Real-Time Industrial Monitoring: What You Can See, What You Can Prevent, and How to Implement It
Real-Time Industrial Monitoring

Real-Time Industrial Monitoring: What You Can See, What You Can Prevent, and How to Implement It

In industry, what is not measured cannot be managed. And what is not monitored in real time is always managed too late: when the problem has already occurred, when efficiency has already dropped, when the customer has already complained.

Real-time industrial monitoring is the ability to know the status of your processes, machines, and assets at the moment they occur, not hours or days later. This article explains what makes this capability possible and what impact it has on operations.

What Can Be Monitored in an Industrial Plant?

The short answer is: virtually any variable that has a sensor or communication protocol. The practical answer includes:

  • Process variables: temperature, pressure, flow, level, pH, humidity…
  • Electrical variables: power consumption, current, voltage, power factor…
  • Mechanical variables: vibration, rotation speed, position, force…
  • Equipment status: in production, on standby, in alarm, under maintenance…
  • Product quality: parameters measured in-line during the manufacturing process.
  • Environmental variables: facility temperature and humidity, air quality…

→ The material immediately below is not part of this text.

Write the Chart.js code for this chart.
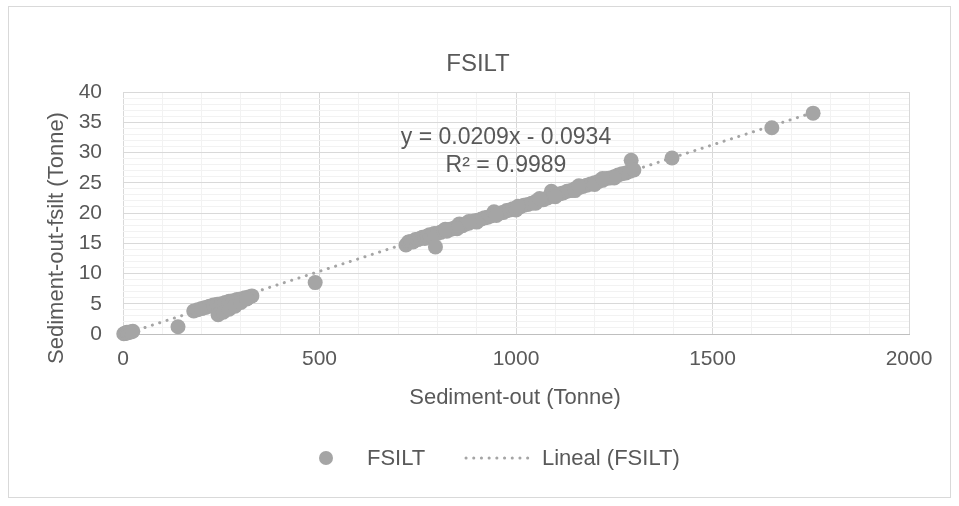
<!DOCTYPE html>
<html>
<head>
<meta charset="utf-8">
<script src="https://cdn.jsdelivr.net/npm/chart.js@4"></script>
<style>
html, body { margin: 0; padding: 0; background: #fff; }
</style>
</head>
<body>
<canvas id="myChart" width="959" height="506"></canvas>
<script>
// Sediment-out (Tonne)
let sedOut = [
  2, 5, 8, 10, 12, 15, 20, 25,
  140,
  180, 190, 200, 210, 220, 230, 240, 250, 260, 270, 280, 290, 300, 310, 320, 328,
  242, 255, 270, 285, 300, 315,
  489,
  720, 726, 732, 738, 744, 750, 756, 762, 768, 774, 780, 786, 792, 795, 800, 808,
  816, 824, 832, 840, 848, 856, 864, 872, 880, 888, 896, 904, 912, 920, 928, 936,
  944, 952, 960, 968, 976, 984, 992, 1000, 1010, 1020, 1030, 1040, 1050, 1060, 1070,
  1080, 1090, 1096, 1104, 1112, 1120, 1130, 1140, 1150, 1160, 1170, 1180, 1190, 1200,
  1210, 1220, 1230, 1240, 1250, 1260, 1270, 1280, 1290, 1293, 1300,
  850, 900, 950, 1000, 1050, 1100, 1150, 1200, 1250,
  820, 880, 1005, 1060, 1160, 1220,
  1397, 1651, 1756
];
// Sediment-out-fsilt (Tonne)
let sedFsilt = [
  0.05, 0.1, 0.15, 0.3, 0.2, 0.3, 0.35, 0.45,
  1.2,
  3.8, 4.0, 4.2, 4.4, 4.6, 4.8, 4.9, 5.0, 5.2, 5.4, 5.5, 5.7, 5.8, 6.0, 6.1, 6.3,
  3.2, 3.6, 4.1, 4.6, 5.2, 5.8,
  8.5,
  14.7, 15.2, 15.3, 15.2, 15.6, 15.6, 15.8, 16.0, 15.8, 16.2, 16.4, 16.2, 16.6, 14.4, 16.6, 16.8,
  17.1, 17.0, 17.3, 17.4, 17.7, 18.2, 17.9, 18.2, 18.3, 18.6, 18.7, 18.8, 19.0, 19.2, 19.3, 19.5,
  20.2, 19.9, 20.0, 20.1, 20.4, 20.5, 20.7, 20.8, 21.0, 21.3, 21.4, 21.6, 21.9, 22.1, 22.2,
  22.5, 23.6, 22.8, 23.0, 23.2, 23.3, 23.6, 23.7, 24.0, 24.2, 24.4, 24.6, 24.8, 25.0,
  25.2, 25.4, 25.7, 25.8, 26.0, 26.3, 26.5, 26.6, 26.9, 28.7, 27.1,
  17.4, 18.5, 19.6, 20.5, 21.6, 22.7, 23.7, 24.7, 25.8,
  17.3, 18.6, 21.1, 22.4, 24.5, 25.7,
  29.1, 34.1, 36.5
];
// trend line y = a*x + b, as printed on the chart
let trendCoef = [0.0209, -0.0934];
let trendLabel = ['y = 0.0209x - 0.0934', 'R² = 0.9989'];
let legendNames = ['FSILT', 'Lineal (FSILT)'];

let grey = '#a5a5a5';
let txt = '#595959';
let font = 'Liberation Sans, Arial, sans-serif';

let points = sedOut.map((x, i) => ({ x: x, y: sedFsilt[i] }));
let xMin = 0;
let xMax = Math.max(...sedOut);
let trend = [
  { x: xMin, y: trendCoef[0] * xMin + trendCoef[1] },
  { x: xMax, y: trendCoef[0] * xMax + trendCoef[1] }
];

function dotted(ctx, x1, y1, x2, y2) {
  ctx.save();
  ctx.strokeStyle = grey;
  ctx.lineWidth = 3;
  ctx.lineCap = 'round';
  ctx.setLineDash([0.1, 7.6]);
  ctx.beginPath();
  ctx.moveTo(x1, y1);
  ctx.lineTo(x2, y2);
  ctx.stroke();
  ctx.restore();
}

const decor = {
  id: 'decor',
  beforeDraw(chart) {
    const c = chart.ctx;
    c.save();
    c.fillStyle = '#fff';
    c.fillRect(0, 0, chart.width, chart.height);
    c.strokeStyle = '#d9d9d9';
    c.lineWidth = 1;
    c.strokeRect(8.5, 6.5, 942, 491);
    c.restore();
  },
  afterDraw(chart) {
    const c = chart.ctx;
    c.save();
    c.fillStyle = txt;
    c.textBaseline = 'middle';
    c.textAlign = 'center';
    c.font = '24px ' + font;
    c.fillText('FSILT', 478, 64);

    c.font = '22px ' + font;
    c.fillText('Sediment-out (Tonne)', 515, 398);

    c.save();
    c.translate(57, 238);
    c.rotate(-Math.PI / 2);
    c.fillText('Sediment-out-fsilt (Tonne)', 0, 0);
    c.restore();

    c.font = '23px ' + font;
    c.fillText(trendLabel[0], 506, 138);
    c.fillText(trendLabel[1], 506, 166);

    // legend
    c.fillStyle = grey;
    c.beginPath();
    c.arc(326, 458, 7, 0, Math.PI * 2);
    c.fill();
    dotted(c, 466, 458, 534, 458);
    c.fillStyle = txt;
    c.textAlign = 'left';
    c.font = '22px ' + font;
    c.fillText(legendNames[0], 367, 459);
    c.fillText(legendNames[1], 542, 459);
    c.restore();
  }
};

let ctx = document.getElementById('myChart').getContext('2d');
let myChart = new Chart(ctx, {
  type: 'scatter',
  data: {
    datasets: [{
      label: legendNames[0],
      data: points,
      backgroundColor: grey,
      borderWidth: 0,
      pointRadius: 7.5,
      pointHoverRadius: 7.5,
      clip: false
    }, {
      type: 'line',
      label: legendNames[1],
      data: trend,
      borderColor: grey,
      borderWidth: 3,
      borderDash: [0.1, 7.6],
      borderCapStyle: 'round',
      pointRadius: 0,
      fill: false
    }]
  },
  options: {
    responsive: false,
    animation: false,
    layout: {
      padding: { left: 0, right: 50, top: 92, bottom: 0 }
    },
    plugins: {
      legend: { display: false },
      title: { display: false },
      tooltip: { enabled: false }
    },
    scales: {
      x: {
        type: 'linear',
        min: 0,
        max: 2000,
        afterFit: (scale) => { scale.height = 172; },
        border: { display: true, color: '#bfbfbf' },
        grid: {
          drawTicks: false,
          color: (c) => c.tick && c.tick.value % 500 === 0 ? '#d9d9d9' : '#f2f2f2'
        },
        ticks: {
          stepSize: 100,
          autoSkip: false,
          maxRotation: 0,
          padding: 13,
          color: txt,
          font: { family: font, size: 21 },
          callback: (v) => v % 500 === 0 ? v : ''
        }
      },
      y: {
        min: 0,
        max: 40,
        afterFit: (scale) => { scale.width = 123; },
        border: { display: false },
        grid: {
          drawTicks: false,
          color: (c) => c.tick && c.tick.value % 5 === 0 ? '#d9d9d9' : '#f2f2f2'
        },
        ticks: {
          stepSize: 1,
          autoSkip: false,
          padding: 21,
          color: txt,
          font: { family: font, size: 21 },
          callback: (v) => v % 5 === 0 ? v : ''
        }
      }
    }
  },
  plugins: [decor]
});
</script>
</body>
</html>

The key is to prioritize: there is no point in monitoring everything if it is not clear what decisions will be made with each data point.

The Real-Time Data Value Chain

A real-time monitoring system does not provide value simply by collecting data; the value lies in what is done with that data. The typical chain is:

  1. Capture: the sensor measures the variable and transmits it.
  2. Contextualization: the data is associated with a machine, line, shift, or product.
  3. Visualization: the operator or manager can view the data on a dashboard.
  4. Alert: if the value exceeds a threshold, an automatic notification is generated.
  5. Analysis: trends and correlations are examined to understand root causes.
  6. Decision: action is taken on the process with real information.

coppioT covers this entire chain: from device connectivity to dashboard generation, alerts, BI reports, and AI models.

The Difference Between Historical Data and Real Time

Many companies have historical data in their SCADA or automation systems, but do not have real-time visibility outside the control room. Cloud-based IIoT monitoring changes this: data is available to any authorized person, from any device, and from anywhere.

This has important practical implications:

  • A maintenance manager can receive an alert on their mobile device and take action before returning to the plant.
  • Management can view production and efficiency KPIs in real time from their office.
  • The quality team can detect process deviations at the moment they occur.
  • Teams from multiple plants can compare their performance on a single dashboard.

How to Implement Real-Time Monitoring Without Programming

The main barrier to implementing real-time monitoring has historically been technical complexity: configuring cloud servers, managing time series databases, developing custom dashboards…

coppioT eliminates that barrier. The process is:

  • Connect the device or machine to the platform (via gateway or direct cloud connection).
  • Select the data to be monitored.
  • Activate the desired services: dashboards, alerts, BI reports.
  • coppioT automatically generates all the necessary cloud infrastructure.

The result: real-time visibility of your processes in days, without the need for cloud architects or developers.

Case Study: Real-Time Energy Consumption Monitoring

Imagine a manufacturing plant that connects its electrical meters to coppioT. Within 48 hours it has:

  • A dashboard with real-time consumption for each area of the plant.
  • A consumption history by shift, day, and month.
  • Automatic alerts when consumption exceeds defined thresholds.
  • A monthly BI report with energy efficiency KPIs.

In the first week, the team detects that the air compressors continue running during the night shift, when there is no production. Correcting this results in significant monthly savings. Without real-time monitoring, this waste would have continued indefinitely.